**Source excerpt**

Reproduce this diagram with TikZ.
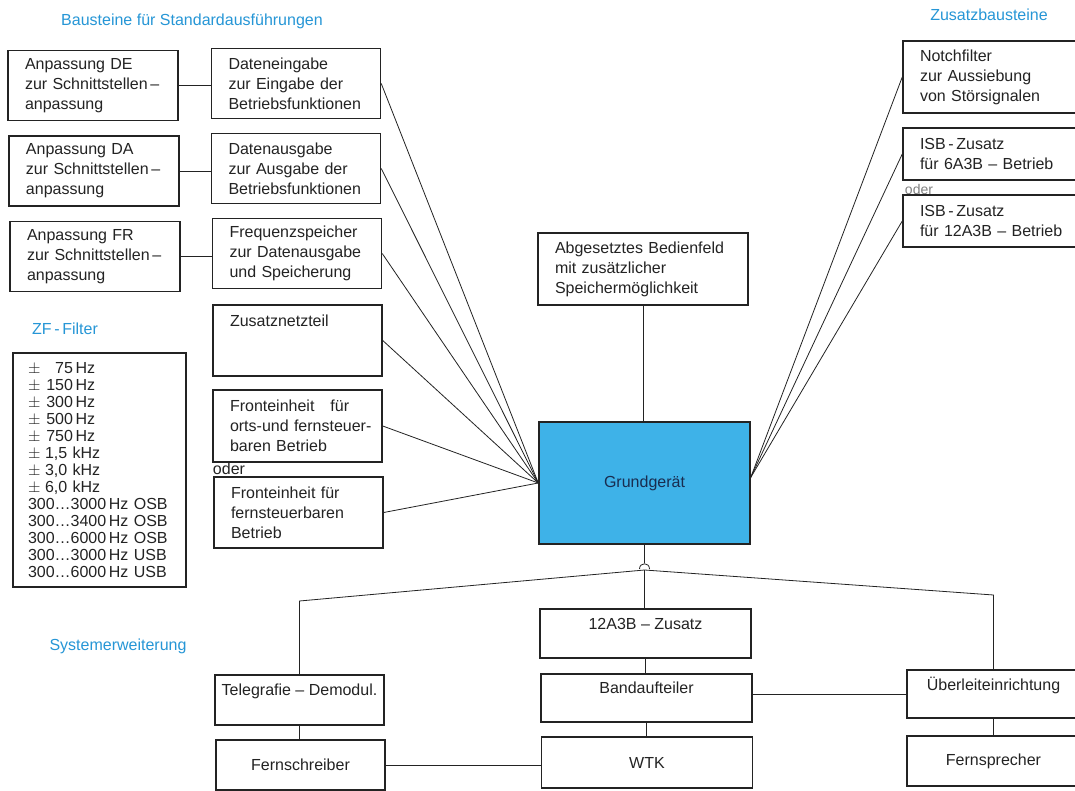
\documentclass[tikz,border=0pt]{standalone}
\usepackage{fontspec}
\setmainfont{Liberation Sans}

\definecolor{titleblue}{RGB}{38,150,214}
\definecolor{grundblue}{RGB}{62,178,232}
\definecolor{grundtext}{RGB}{25,45,80}
\definecolor{inkgray}{RGB}{35,35,35}

% one line of the ZF filter list
\newcommand{\zfline}[2]{\makebox[12.75pt][l]{$\pm$}\makebox[21pt][r]{#1}\,#2}

\begin{document}
\begin{tikzpicture}[x=0.75pt, y=-0.75pt,
  every node/.style={text=inkgray},
  title/.style={text=titleblue, font=\fontsize{12}{15}\selectfont},
  blk/.style={draw=inkgray, line width=1.1pt, font=\fontsize{12}{15}\selectfont, inner xsep=12.75pt, inner ysep=1pt, align=left},
  leftblk/.style={blk, text width=102pt, minimum height=52.5pt},
  midblk/.style={blk, text width=101.25pt, minimum height=52.5pt},
  zusblk/.style={blk, text width=107.25pt},
  sysblk/.style={blk, inner xsep=2pt, align=center},
  con/.style={draw=inkgray, line width=0.6pt},
  oder/.style={font=\fontsize{12}{15}\selectfont, inner sep=0pt}
]

\useasboundingbox[fill=white] (0,0) rectangle (1075,791);

% titles
\node[title] (tstd) at (192,21) {Bausteine für Standardausführungen};
\node[title] (tzus) at (989,15) {Zusatzbausteine};
\node[title] (tzf) at (65,329) {ZF\,-\,Filter};
\node[title] (tsys) at (118,646) {Systemerweiterung};

% Bausteine fuer Standardausfuehrungen
\node[leftblk] (de) at (93,85.5) {Anpassung DE\\zur Schnittstellen\,--\\anpassung};
\node[leftblk] (da) at (94,171) {Anpassung DA\\zur Schnittstellen\,--\\anpassung};
\node[leftblk] (fr) at (95,256.5) {Anpassung FR\\zur Schnittstellen\,--\\anpassung};

\node[midblk] (dein) at (296,83.5) {Dateneingabe\\zur Eingabe der\\Betriebsfunktionen};
\node[midblk] (daus) at (296,168.5) {Datenausgabe\\zur Ausgabe der\\Betriebsfunktionen};
\node[midblk] (fsp) at (297,253.5) {Frequenzspeicher\\zur Datenausgabe\\und Speicherung};
\node[midblk, minimum height=53.25pt] (zn) at (297.5,340.5) {Zusatznetzteil\\~\\~};
\node[midblk, minimum height=54pt] (fe1) at (297.5,426) {\mbox{Fronteinheit \ \ für}\\\mbox{orts-und fernsteuer-}\\\mbox{baren Betrieb}};
\node[oder] (oder1) at (229,469) {oder};
\node[midblk, minimum height=53.25pt] (fe2) at (298.5,512.5) {Fronteinheit für\\fernsteuerbaren\\Betrieb};

\draw[con] (de.east) -- (de.east -| dein.west);
\draw[con] (da.east) -- (da.east -| daus.west);
\draw[con] (fr.east) -- (fr.east -| fsp.west);

% ZF-Filter
\node[blk, inner xsep=11.25pt, text width=107.25pt, minimum height=175.5pt, font=\fontsize{12}{12.75}\selectfont] (zf) at (99.5,470) {%
\zfline{75}{Hz}\\
\zfline{150}{Hz}\\
\zfline{300}{Hz}\\
\zfline{500}{Hz}\\
\zfline{750}{Hz}\\
\makebox[12.75pt][l]{$\pm$}1,5 kHz\\
\makebox[12.75pt][l]{$\pm$}3,0 kHz\\
\makebox[12.75pt][l]{$\pm$}6,0 kHz\\
300\ldots3000\,Hz OSB\\
300\ldots3400\,Hz OSB\\
300\ldots6000\,Hz OSB\\
300\ldots3000\,Hz USB\\
300\ldots6000\,Hz USB};

% Grundgeraet
\node[blk, text width=132pt, minimum height=54pt] (abg) at (643,269) {Abgesetztes Bedienfeld\\mit zusätzlicher\\Speichermöglichkeit};
\node[draw=inkgray, line width=1.1pt, fill=grundblue, text=grundtext, font=\fontsize{12}{15}\selectfont,
      minimum width=158.25pt, minimum height=91.5pt] (grund) at (644.5,483) {Grundgerät};
\draw[con] (abg.south) -- (abg.south |- grund.north);

% Zusatzbausteine
\node[zusblk, minimum height=54pt] (notch) at (991.5,77) {Notchfilter\\zur Aussiebung\\von Störsignalen};
\node[zusblk, minimum height=39pt] (isb6) at (991.5,154) {ISB\,-\,Zusatz\\für 6A3B -- Betrieb};
\node[oder, font=\fontsize{10.5}{12}\selectfont, text=gray] (oder2) at (919,189) {oder};
\node[zusblk, minimum height=39pt] (isb12) at (991.5,221) {ISB\,-\,Zusatz\\für 12A3B -- Betrieb};

\foreach \n in {dein,daus,fsp,zn,fe1,fe2}
  \draw[con] (\n.east) -- (grund.west);
\foreach \n in {notch,isb6,isb12}
  \draw[con] (\n.west) -- (grund.3);

% Systemerweiterung
\node[sysblk, minimum width=158.25pt, minimum height=36.75pt] (a12) at (645.5,633.5) {12A3B -- Zusatz\\~};
\node[sysblk, minimum width=158.25pt, minimum height=36pt] (band) at (646.5,698) {Bandaufteiler\\~};
\node[sysblk, minimum width=158.25pt, minimum height=38.25pt] (wtk) at (647,762.5) {WTK};
\node[sysblk, minimum width=126.75pt, minimum height=37.5pt] (tele) at (299.5,700) {Telegrafie -- Demodul.\\~};
\node[sysblk, minimum width=126.75pt, minimum height=37.5pt] (fern) at (300.5,765) {Fernschreiber};
\node[sysblk, minimum width=129.75pt, minimum height=36pt] (ueber) at (993.5,694) {Überleiteinrichtung\\~};
\node[sysblk, minimum width=129.75pt, minimum height=37.5pt] (fspr) at (993.5,761) {Fernsprecher};

\coordinate (hop) at (644.5,563);
\coordinate (hub) at (644.5,570);
\coordinate (tl) at (299.5,601);
\coordinate (tr) at (993.5,595);

\draw[con] (grund.south) -- (hop);
\draw[con] (639.5,569) .. controls (639.5,562) and (649.5,562) .. (649.5,569);
\draw[con] (tele.north) -- (tl) -- (hub) -- (tr) -- (ueber.north);
\draw[con] (hub) -- (hub |- a12.north);
\draw[con] (a12.south) -- (a12.south |- band.north);
\draw[con] (band.south) -- (band.south |- wtk.north);
\draw[con] (tele.south) -- (tele.south |- fern.north);
\draw[con] (fern.east) -- (fern.east -| wtk.west);
\draw[con] (ueber.west -| band.east) -- (ueber.west);
\draw[con] (ueber.south) -- (ueber.south |- fspr.north);

\end{tikzpicture}
\end{document}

**Objective**
Send back the data above word for word, with the pictures left out.

**Response to this exercise**
Reproduce this diagram with TikZ.
\documentclass[tikz,border=0pt]{standalone}
\usepackage{fontspec}
\setmainfont{Liberation Sans}

\definecolor{titleblue}{RGB}{38,150,214}
\definecolor{grundblue}{RGB}{62,178,232}
\definecolor{grundtext}{RGB}{25,45,80}
\definecolor{inkgray}{RGB}{35,35,35}

% one line of the ZF filter list
\newcommand{\zfline}[2]{\makebox[12.75pt][l]{$\pm$}\makebox[21pt][r]{#1}\,#2}

\begin{document}
\begin{tikzpicture}[x=0.75pt, y=-0.75pt,
  every node/.style={text=inkgray},
  title/.style={text=titleblue, font=\fontsize{12}{15}\selectfont},
  blk/.style={draw=inkgray, line width=1.1pt, font=\fontsize{12}{15}\selectfont, inner xsep=12.75pt, inner ysep=1pt, align=left},
  leftblk/.style={blk, text width=102pt, minimum height=52.5pt},
  midblk/.style={blk, text width=101.25pt, minimum height=52.5pt},
  zusblk/.style={blk, text width=107.25pt},
  sysblk/.style={blk, inner xsep=2pt, align=center},
  con/.style={draw=inkgray, line width=0.6pt},
  oder/.style={font=\fontsize{12}{15}\selectfont, inner sep=0pt}
]

\useasboundingbox[fill=white] (0,0) rectangle (1075,791);

% titles
\node[title] (tstd) at (192,21) {Bausteine für Standardausführungen};
\node[title] (tzus) at (989,15) {Zusatzbausteine};
\node[title] (tzf) at (65,329) {ZF\,-\,Filter};
\node[title] (tsys) at (118,646) {Systemerweiterung};

% Bausteine fuer Standardausfuehrungen
\node[leftblk] (de) at (93,85.5) {Anpassung DE\\zur Schnittstellen\,--\\anpassung};
\node[leftblk] (da) at (94,171) {Anpassung DA\\zur Schnittstellen\,--\\anpassung};
\node[leftblk] (fr) at (95,256.5) {Anpassung FR\\zur Schnittstellen\,--\\anpassung};

\node[midblk] (dein) at (296,83.5) {Dateneingabe\\zur Eingabe der\\Betriebsfunktionen};
\node[midblk] (daus) at (296,168.5) {Datenausgabe\\zur Ausgabe der\\Betriebsfunktionen};
\node[midblk] (fsp) at (297,253.5) {Frequenzspeicher\\zur Datenausgabe\\und Speicherung};
\node[midblk, minimum height=53.25pt] (zn) at (297.5,340.5) {Zusatznetzteil\\~\\~};
\node[midblk, minimum height=54pt] (fe1) at (297.5,426) {\mbox{Fronteinheit \ \ für}\\\mbox{orts-und fernsteuer-}\\\mbox{baren Betrieb}};
\node[oder] (oder1) at (229,469) {oder};
\node[midblk, minimum height=53.25pt] (fe2) at (298.5,512.5) {Fronteinheit für\\fernsteuerbaren\\Betrieb};

\draw[con] (de.east) -- (de.east -| dein.west);
\draw[con] (da.east) -- (da.east -| daus.west);
\draw[con] (fr.east) -- (fr.east -| fsp.west);

% ZF-Filter
\node[blk, inner xsep=11.25pt, text width=107.25pt, minimum height=175.5pt, font=\fontsize{12}{12.75}\selectfont] (zf) at (99.5,470) {%
\zfline{75}{Hz}\\
\zfline{150}{Hz}\\
\zfline{300}{Hz}\\
\zfline{500}{Hz}\\
\zfline{750}{Hz}\\
\makebox[12.75pt][l]{$\pm$}1,5 kHz\\
\makebox[12.75pt][l]{$\pm$}3,0 kHz\\
\makebox[12.75pt][l]{$\pm$}6,0 kHz\\
300\ldots3000\,Hz OSB\\
300\ldots3400\,Hz OSB\\
300\ldots6000\,Hz OSB\\
300\ldots3000\,Hz USB\\
300\ldots6000\,Hz USB};

% Grundgeraet
\node[blk, text width=132pt, minimum height=54pt] (abg) at (643,269) {Abgesetztes Bedienfeld\\mit zusätzlicher\\Speichermöglichkeit};
\node[draw=inkgray, line width=1.1pt, fill=grundblue, text=grundtext, font=\fontsize{12}{15}\selectfont,
      minimum width=158.25pt, minimum height=91.5pt] (grund) at (644.5,483) {Grundgerät};
\draw[con] (abg.south) -- (abg.south |- grund.north);

% Zusatzbausteine
\node[zusblk, minimum height=54pt] (notch) at (991.5,77) {Notchfilter\\zur Aussiebung\\von Störsignalen};
\node[zusblk, minimum height=39pt] (isb6) at (991.5,154) {ISB\,-\,Zusatz\\für 6A3B -- Betrieb};
\node[oder, font=\fontsize{10.5}{12}\selectfont, text=gray] (oder2) at (919,189) {oder};
\node[zusblk, minimum height=39pt] (isb12) at (991.5,221) {ISB\,-\,Zusatz\\für 12A3B -- Betrieb};

\foreach \n in {dein,daus,fsp,zn,fe1,fe2}
  \draw[con] (\n.east) -- (grund.west);
\foreach \n in {notch,isb6,isb12}
  \draw[con] (\n.west) -- (grund.3);

% Systemerweiterung
\node[sysblk, minimum width=158.25pt, minimum height=36.75pt] (a12) at (645.5,633.5) {12A3B -- Zusatz\\~};
\node[sysblk, minimum width=158.25pt, minimum height=36pt] (band) at (646.5,698) {Bandaufteiler\\~};
\node[sysblk, minimum width=158.25pt, minimum height=38.25pt] (wtk) at (647,762.5) {WTK};
\node[sysblk, minimum width=126.75pt, minimum height=37.5pt] (tele) at (299.5,700) {Telegrafie -- Demodul.\\~};
\node[sysblk, minimum width=126.75pt, minimum height=37.5pt] (fern) at (300.5,765) {Fernschreiber};
\node[sysblk, minimum width=129.75pt, minimum height=36pt] (ueber) at (993.5,694) {Überleiteinrichtung\\~};
\node[sysblk, minimum width=129.75pt, minimum height=37.5pt] (fspr) at (993.5,761) {Fernsprecher};

\coordinate (hop) at (644.5,563);
\coordinate (hub) at (644.5,570);
\coordinate (tl) at (299.5,601);
\coordinate (tr) at (993.5,595);

\draw[con] (grund.south) -- (hop);
\draw[con] (639.5,569) .. controls (639.5,562) and (649.5,562) .. (649.5,569);
\draw[con] (tele.north) -- (tl) -- (hub) -- (tr) -- (ueber.north);
\draw[con] (hub) -- (hub |- a12.north);
\draw[con] (a12.south) -- (a12.south |- band.north);
\draw[con] (band.south) -- (band.south |- wtk.north);
\draw[con] (tele.south) -- (tele.south |- fern.north);
\draw[con] (fern.east) -- (fern.east -| wtk.west);
\draw[con] (ueber.west -| band.east) -- (ueber.west);
\draw[con] (ueber.south) -- (ueber.south |- fspr.north);

\end{tikzpicture}
\end{document}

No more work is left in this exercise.